Сначала это казалось Брэзену странным. Все происходило в мгновение ока. Осматривающий врач давал отмашку, тут же, словно из ниоткуда, возникали медсестры с каталкой, отвозили в импровизированную операционную. Врачи, замечая движение, прерывали все дела и присоединялись к операции. Все походило на гигантский конвейер. Нереальности добавляло и то, что все уже дошло до автоматизма и медицинский персонал делал это молча. Кивок, звук колесиков каталки, звон инструментов. После часа работы врачи и сестры возвращались к осмотру, словно ничего и не происходило.

Но чувство ужаса и фантастичности происходящего меркло со временем. Когда видишь что-то каждый день — привыкаешь к этому. Привыкнуть можно ко всему, даже к картинам страданий раненых. Спустя несколько недель Брэзен уже был частью системы — винтиком, благодаря которому огромный механизм совершал свое рутинную работу по спасению.

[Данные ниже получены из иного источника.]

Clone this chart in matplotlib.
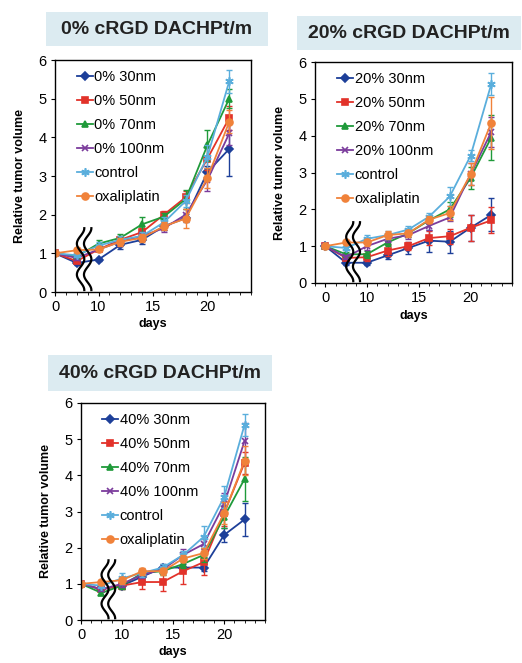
import numpy as np
import matplotlib
matplotlib.use("Agg")
import matplotlib.pyplot as plt
from matplotlib.patches import Rectangle

plt.rcParams["font.family"] = ["Liberation Sans", "DejaVu Sans"]

# measurement days (first point is labelled "0" on the axis)
days = [6, 8, 10, 12, 14, 16, 18, 20, 22]

series_names = ["30nm", "50nm", "70nm", "100nm", "control", "oxaliplatin"]

# 0% cRGD
p0_30 = [1.0, 0.75, 0.84, 1.22, 1.35, 1.70, 1.91, 3.10, 3.70]
p0_50 = [1.0, 0.80, 1.10, 1.35, 1.55, 2.00, 2.45, 3.45, 4.50]
p0_70 = [1.0, 0.92, 1.25, 1.40, 1.75, 1.95, 2.40, 3.80, 5.00]
p0_100 = [1.0, 0.88, 1.10, 1.30, 1.45, 1.65, 2.00, 2.90, 4.10]
p0_ctl = [1.0, 0.95, 1.20, 1.35, 1.45, 1.80, 2.35, 3.50, 5.45]
p0_oxa = [1.0, 1.08, 1.10, 1.30, 1.40, 1.70, 1.90, 2.95, 4.40]
e0_30 = [0.03, 0.05, 0.05, 0.10, 0.12, 0.10, 0.10, 0.15, 0.70]
e0_50 = [0.03, 0.05, 0.05, 0.10, 0.10, 0.10, 0.15, 0.30, 0.30]
e0_70 = [0.03, 0.05, 0.10, 0.10, 0.20, 0.10, 0.25, 0.40, 0.25]
e0_100 = [0.03, 0.05, 0.05, 0.10, 0.10, 0.10, 0.15, 0.30, 0.30]
e0_ctl = [0.03, 0.05, 0.10, 0.10, 0.10, 0.15, 0.15, 0.30, 0.30]
e0_oxa = [0.03, 0.05, 0.05, 0.10, 0.10, 0.10, 0.25, 0.25, 0.30]

# 20% cRGD
p20_30 = [1.0, 0.55, 0.55, 0.75, 0.95, 1.15, 1.12, 1.50, 1.85]
p20_50 = [1.0, 0.68, 0.70, 0.88, 1.00, 1.22, 1.27, 1.50, 1.70]
p20_70 = [1.0, 0.78, 0.78, 1.10, 1.35, 1.70, 2.00, 2.85, 3.95]
p20_100 = [1.0, 0.70, 1.00, 1.20, 1.30, 1.55, 1.78, 2.95, 4.10]
p20_ctl = [1.0, 0.95, 1.20, 1.30, 1.45, 1.80, 2.35, 3.45, 5.40]
p20_oxa = [1.0, 1.10, 1.10, 1.30, 1.35, 1.72, 1.90, 2.95, 4.35]
e20_30 = [0.03, 0.05, 0.05, 0.10, 0.15, 0.30, 0.30, 0.35, 0.45]
e20_50 = [0.03, 0.05, 0.10, 0.15, 0.10, 0.20, 0.20, 0.35, 0.35]
e20_70 = [0.03, 0.05, 0.10, 0.10, 0.10, 0.10, 0.20, 0.30, 0.60]
e20_100 = [0.03, 0.05, 0.10, 0.10, 0.10, 0.10, 0.10, 0.30, 0.40]
e20_ctl = [0.03, 0.05, 0.10, 0.10, 0.10, 0.10, 0.25, 0.15, 0.30]
e20_oxa = [0.03, 0.05, 0.10, 0.10, 0.10, 0.10, 0.20, 0.30, 0.70]

# 40% cRGD
p40_30 = [1.0, 0.85, 0.95, 1.20, 1.45, 1.45, 1.45, 2.35, 2.78]
p40_50 = [1.0, 0.85, 0.95, 1.05, 1.05, 1.35, 1.60, 2.95, 4.35]
p40_70 = [1.0, 0.75, 0.95, 1.30, 1.35, 1.55, 1.80, 2.85, 3.90]
p40_100 = [1.0, 0.85, 1.00, 1.25, 1.40, 1.80, 2.10, 3.20, 4.95]
p40_ctl = [1.0, 0.95, 1.15, 1.30, 1.45, 1.80, 2.30, 3.40, 5.40]
p40_oxa = [1.0, 1.05, 1.10, 1.35, 1.35, 1.70, 1.85, 2.95, 4.40]
e40_30 = [0.03, 0.05, 0.10, 0.10, 0.10, 0.10, 0.10, 0.20, 0.45]
e40_50 = [0.03, 0.05, 0.10, 0.20, 0.25, 0.35, 0.35, 0.35, 0.30]
e40_70 = [0.03, 0.05, 0.10, 0.10, 0.10, 0.10, 0.20, 0.30, 0.60]
e40_100 = [0.03, 0.05, 0.10, 0.10, 0.10, 0.15, 0.15, 0.30, 0.50]
e40_ctl = [0.03, 0.05, 0.15, 0.10, 0.10, 0.10, 0.30, 0.30, 0.30]
e40_oxa = [0.03, 0.05, 0.10, 0.10, 0.10, 0.10, 0.15, 0.30, 0.40]

xtick_pos = [6, 10, 15, 20]
xtick_lbl = ["0", "10", "15", "20"]

colors = ["#1d3f99", "#e2322a", "#1f9a3a", "#7b3c9c", "#5aaedc", "#f0823a"]
markers = ["D", "s", "^", "x", (6, 2, 0), "o"]
msizes = [4, 5, 5, 5, 6, 5]


def draw_panel(fig, rect, title, title_box, pct, values, errs, xmin):
    ax = fig.add_axes(rect)
    for i, (v, e) in enumerate(zip(values, errs)):
        name = series_names[i]
        label = f"{pct} {name}" if i < 4 else name
        ax.errorbar(days, v, yerr=e, fmt="none", ecolor=colors[i],
                    elinewidth=1.0, capsize=2)
        ax.plot(days, v, color=colors[i], marker=markers[i], ms=msizes[i],
                lw=1.3, mew=1.2, label=label)
    ax.set_xlim(xmin, 24)
    ax.set_ylim(0, 6)
    ax.set_yticks(range(7))
    ax.set_xticks(xtick_pos)
    ax.set_xticklabels(xtick_lbl)
    ax.set_xticks(range(int(np.ceil(xmin)), 25), minor=True)
    ax.tick_params(axis="both", labelsize=10.5, length=3, width=0.8, pad=3)
    ax.tick_params(axis="x", which="minor", length=2, width=0.6)
    for s in ax.spines.values():
        s.set_linewidth(1.0)
    ax.set_xlabel("days", fontsize=9, fontweight="bold", labelpad=3)
    ax.set_ylabel("Relative tumor volume", fontsize=9, fontweight="bold", labelpad=9)

    # axis-break wavy lines
    yy = np.linspace(0.05, 1.65, 100)
    for off in (0.0, 0.65):
        xx = 8.35 + off + 0.34 * np.cos(2 * np.pi * (1.65 - yy) / 0.8)
        ax.plot(xx, yy, color="black", lw=1.6, zorder=5)

    ax.legend(loc="upper left", frameon=False, fontsize=10.5, handlelength=1.1,
              handletextpad=0.1, labelspacing=0.68, borderaxespad=0.3,
              bbox_to_anchor=(0.06, 1.0))

    bx, by, bw, bh = title_box
    fig.patches.append(Rectangle((bx, by), bw, bh, transform=fig.transFigure,
                                 facecolor="#dcebf1", edgecolor="none", zorder=0))
    fig.text(bx + bw / 2, by + bh / 2, title, ha="center", va="center",
             fontsize=14, fontweight="bold", color="#222222")
    return ax


W, H = 522, 663
fig = plt.figure(figsize=(W / 100, H / 100), dpi=100)


def frac(x0, y0, x1, y1):
    return [x0 / W, 1 - y1 / H, (x1 - x0) / W, (y1 - y0) / H]


draw_panel(fig, frac(55, 60, 251, 292), "0% cRGD DACHPt/m", frac(46, 12, 268, 46), "0%",
           [p0_30, p0_50, p0_70, p0_100, p0_ctl, p0_oxa],
           [e0_30, e0_50, e0_70, e0_100, e0_ctl, e0_oxa], 6)
draw_panel(fig, frac(315, 62, 512, 283), "20% cRGD DACHPt/m", frac(297, 16, 521, 50), "20%",
           [p20_30, p20_50, p20_70, p20_100, p20_ctl, p20_oxa],
           [e20_30, e20_50, e20_70, e20_100, e20_ctl, e20_oxa], 5)
draw_panel(fig, frac(81, 403, 265, 620), "40% cRGD DACHPt/m", frac(48, 355, 272, 391), "40%",
           [p40_30, p40_50, p40_70, p40_100, p40_ctl, p40_oxa],
           [e40_30, e40_50, e40_70, e40_100, e40_ctl, e40_oxa], 6)

fig.savefig("out.png", dpi=100)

Привыкнув к режиму, Брэзен справлялся со своими задачами наравне со всеми. Тяжести его не пугали, а их было много. Работать приходилось с утра и до самого вечера, прерываясь только на скудную еду. В день приходилось осматривать и ставить диагнозы сотням пострадавших. Проводить операции, а при занятости сестер накладывать повязки, разносить еду, менять воду, дезинфицировать инструменты, готовить растворы. И только поздним вечером можно было позволить себе отдохнуть. В течение дня это было просто невозможным. Но и выспаться не удавалось — больных в тяжелом состоянии могли доставить и ночью. В таком случае ночь уходила на экстренную операцию. Поэтому едва ли можно было урвать больше шести часов сна. От такого графика часто клонило в сон и болела голова. У Брэзена довольно быстро залегли темные круги под глазами: он был изнурен. Это касалось всех: врачи и медсестры работали на износ. Но, кажется, никто ничего не замечал.